As far as setup goes, all SS receivers have the ability to match levels, some do it automatically.


----------



## ech0419 (Mar 10, 2007)

Well this is a bit expensive but I may get it eventually: http://www.newegg.com/Product/Product.aspx?Item=N82E16882115124

The best part is I can hook up the polks with the system and the extra 2 speakers and the sony's can be hooked up in another room or another area. It has 2 sets of outputs, for 2 different rooms. 

Let me know what you think


----------



## ech0419 (Mar 10, 2007)

Well this is a bit expensive but I may get it eventually: http://www.newegg.com/Product/Product.aspx?Item=N82E16882115124

The best part is I can hook up the polks with the system and the extra 2 speakers and the sony's can be hooked up in another room or another area. It has 2 sets of outputs, for 2 different rooms. Pretty sweet because I will have 4 extras. 

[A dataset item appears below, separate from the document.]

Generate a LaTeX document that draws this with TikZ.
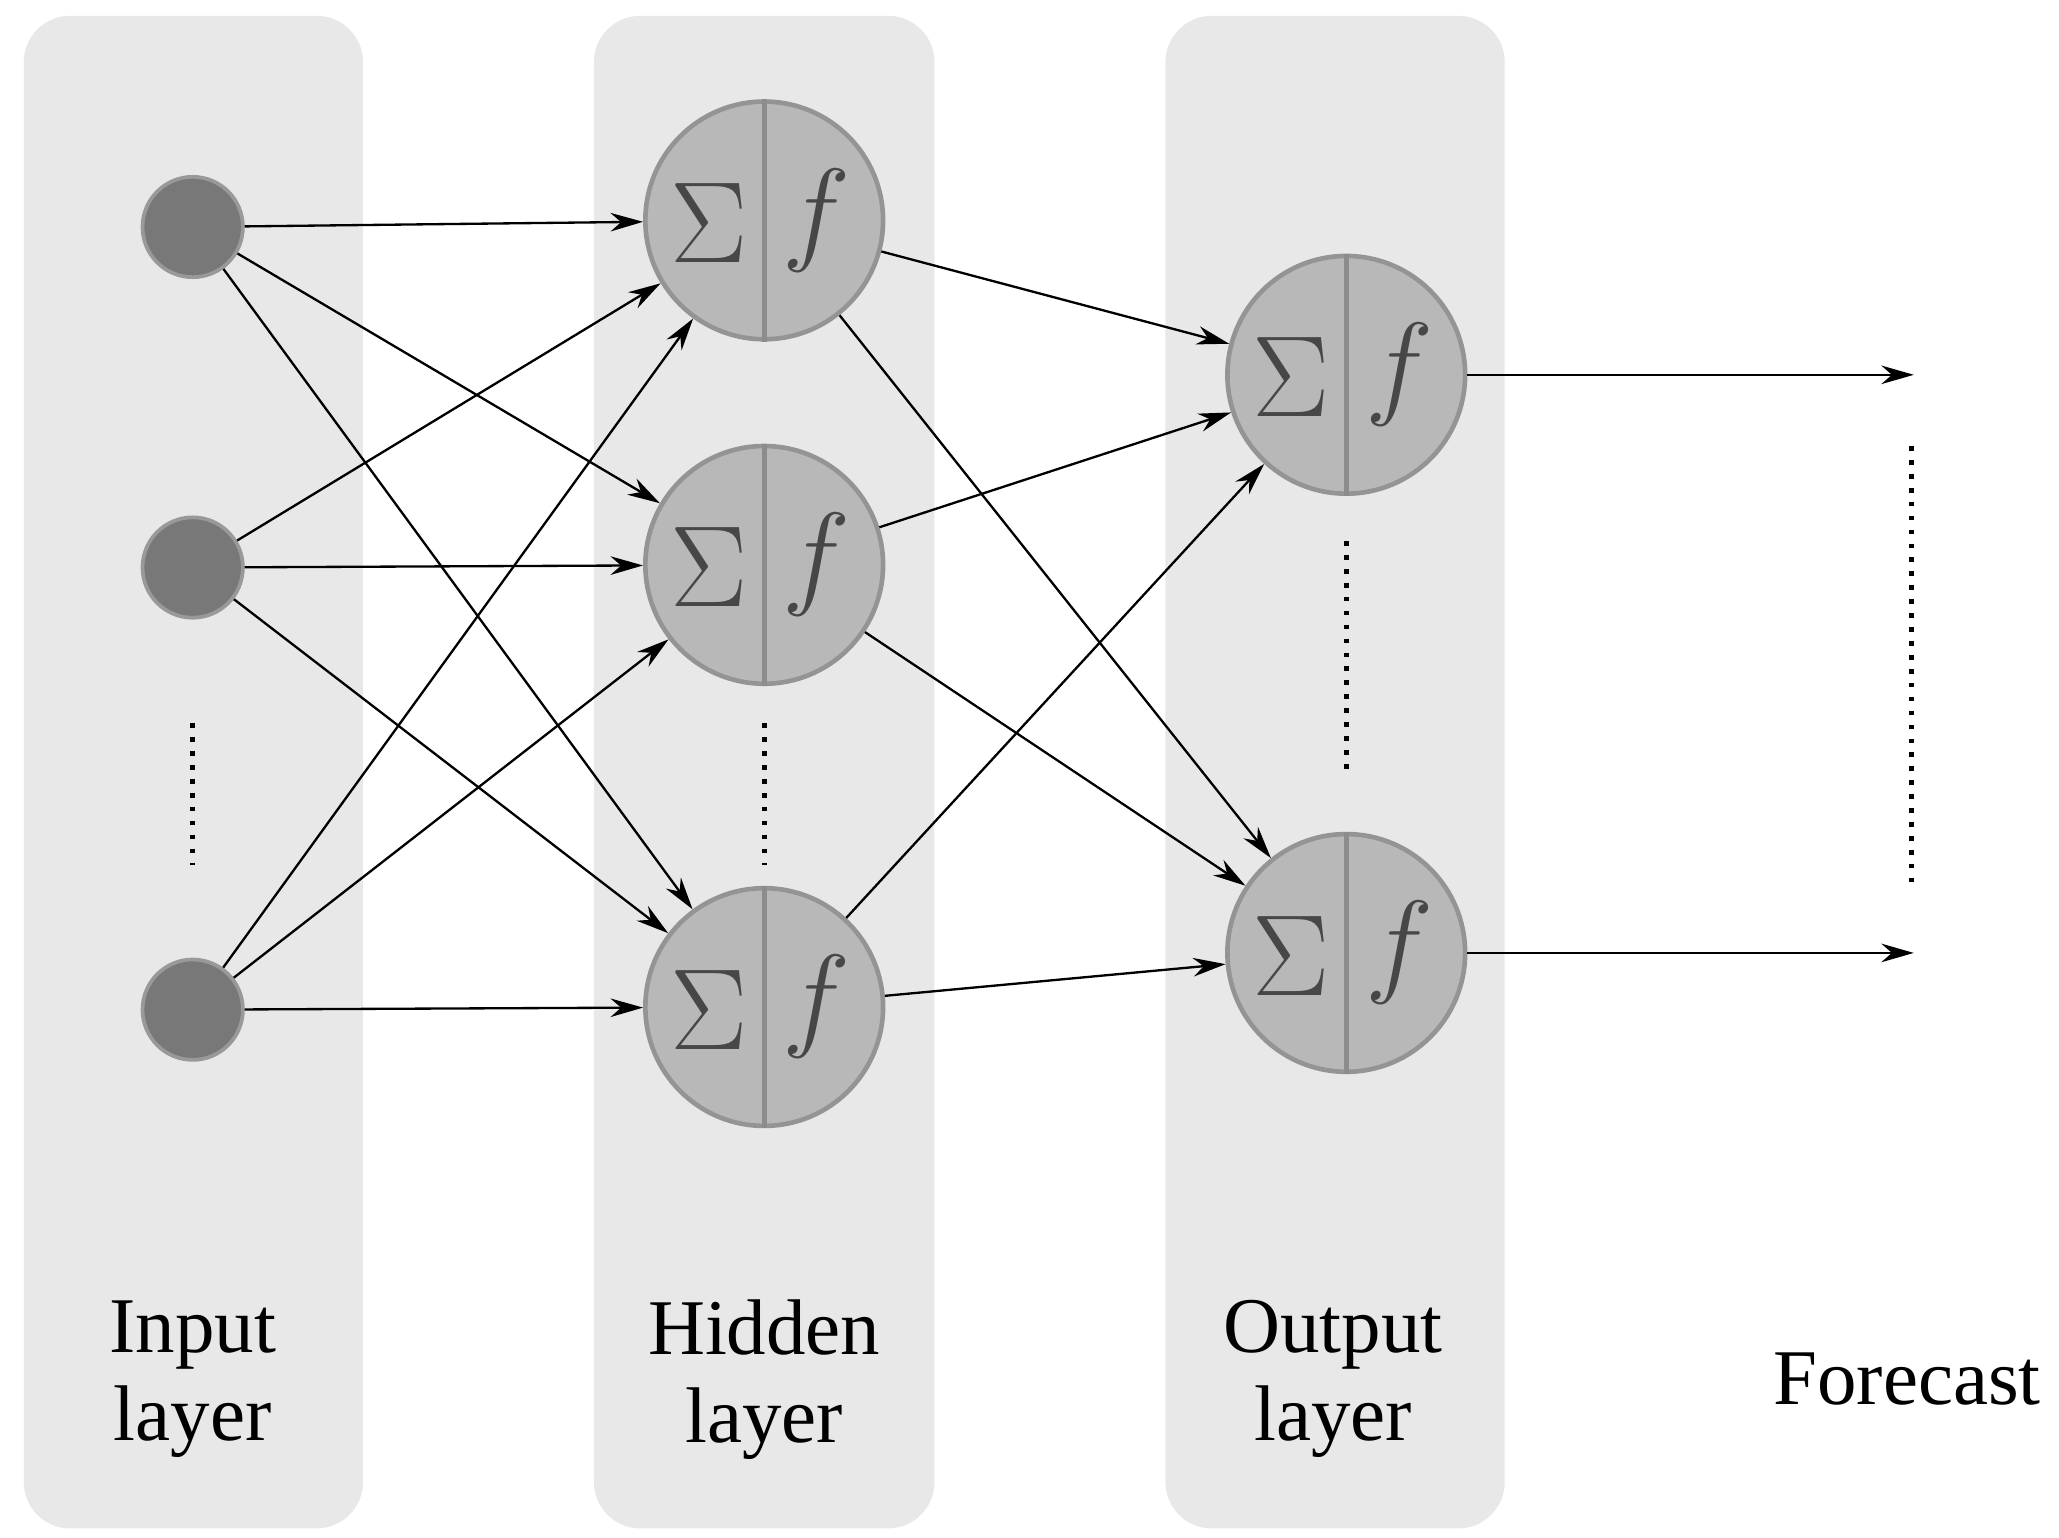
\documentclass[tikz,border=0pt]{standalone}
\usepackage{fontspec}
\setmainfont{Liberation Serif}
\usetikzlibrary{arrows.meta}
\begin{document}
\begin{tikzpicture}[x=0.01cm,y=-0.01cm,
 panel/.style={fill=black!9,draw=none,rounded corners=0.35cm},
 inp/.style={circle,fill=black!53,draw=black!40,line width=0.8pt,minimum size=0.76cm,inner sep=0},
 neu/.style={circle,fill=black!28,draw=black!42,line width=1pt,minimum size=1.8cm,inner sep=0},
 con/.style={-{Stealth[length=7pt,width=4pt]},line width=0.5pt},
 dots/.style={dotted,line width=1pt},
 lab/.style={font=\fontsize{17}{19}\selectfont,align=center}]
\useasboundingbox (0,0) rectangle (1560,1165);
\fill[panel] (18,12) rectangle (275,1158);
\fill[panel] (450,12) rectangle (708,1158);
\fill[panel] (883,12) rectangle (1140,1158);
\node[inp] (i1) at (146,172) {};
\node[inp] (i2) at (146,430) {};
\node[inp] (i3) at (146,765) {};
\foreach \n/\x/\y in {h1/579/167,h2/579/428,h3/579/763,o1/1020/284,o2/1020/722}{
 \node[neu] (\n) at (\x,\y) {};
 \draw[black!45,line width=1pt] (\n.north) -- (\n.south);
 \node[text=black!72,font=\fontsize{40}{40}\selectfont\sffamily] at (\x-42,\y+2) {$\Sigma$};
 \node[text=black!72,font=\fontsize{40}{40}\selectfont] at (\x+40,\y) {$f$};
}
\foreach \a in {i1,i2,i3}\foreach \b in {h1,h2,h3}{\draw[con] (\a) -- (\b);}
\foreach \a in {h1,h2,h3}\foreach \b in {o1,o2}{\draw[con] (\a) -- (\b);}
\coordinate (f1) at (1450,284);
\coordinate (f2) at (1450,722);
\draw[con] (o1) -- (f1);
\draw[con] (o2) -- (f2);
\coordinate (d1a) at (146,548); \coordinate (d1b) at (146,655);
\coordinate (d2a) at (579,548); \coordinate (d2b) at (579,655);
\coordinate (d3a) at (1020,410); \coordinate (d3b) at (1020,585);
\coordinate (d4a) at (1448,338); \coordinate (d4b) at (1448,670);
\draw[dots] (d1a) -- (d1b);
\draw[dots] (d2a) -- (d2b);
\draw[dots] (d3a) -- (d3b);
\draw[dots] (d4a) -- (d4b);
\node[lab] (li) at (146,1045) {Input\\layer};
\node[lab] (lh) at (579,1045) {Hidden\\layer};
\node[lab] (lo) at (1010,1045) {Output\\layer};
\node[lab] (lf) at (1445,1045) {Forecast};
\end{tikzpicture}
\end{document}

Let me know what you think.

Let me know what you think


----------



## yustr (Sep 27, 2004)

Yamaha make good products. That said, this one might not be robust enough to drive your Polks to their true potential. Also, you'll still need to find a center channel to mate with them. I doubt the tiny center speaker that comes with this set will do it; but only you can decide that.


----------



## ech0419 (Mar 10, 2007)

Sorry for the last post. Firefox flipped out on me when I tried to post it. Dunno what happened. 

Alright well I'm going to hold out for a little while. Money is hard to come by right now and I'm going to save up for a while. 

Off to buy a new hard drive! yay.


----------



## ech0419 (Mar 10, 2007)

eh, I ripped all of my CD's in apple lossless and there is definitely a huge improvement over my typical 192kb/s -320kb/s standard I had. I can live with this sound for now.


----------



## pharoah (Aug 28, 2006)

yustr said:


> In a word - yes. But...
> 
> The key to surround sound is the center channel speaker. For movie sound tracks, most of the dialog and a lot of the music comes from this speaker. Your Polks will be great for the front L/R and your Sony's will be fine for the rears (very little is actually sent to them anyway). Your challenge is to find a center speaker to match the Polks in quality and sound. You're not going to do that and buy a receiver for $300.
> 
> As far as setup goes, all SS receivers have the ability to match levels, some do it automatically.


with this being true for the most part.receivers can be set to 4.1 which will incorporate the center info to the front left,and right.how effective this is depends on how well the speakers image.my klipsch speakers image so well i set up a center that wasnt even hooked up.then i asked someone where the dialogue was coming from,and they pointed at the center channel.i laughed and said oh really picked that center up set it on the couch.they were just amazed lol.


----------



## ebackhus (Apr 21, 2005)

I have an Onkyo HT-530 head unit driving 7 satellites and a sub. Sounds AWESOME.


----------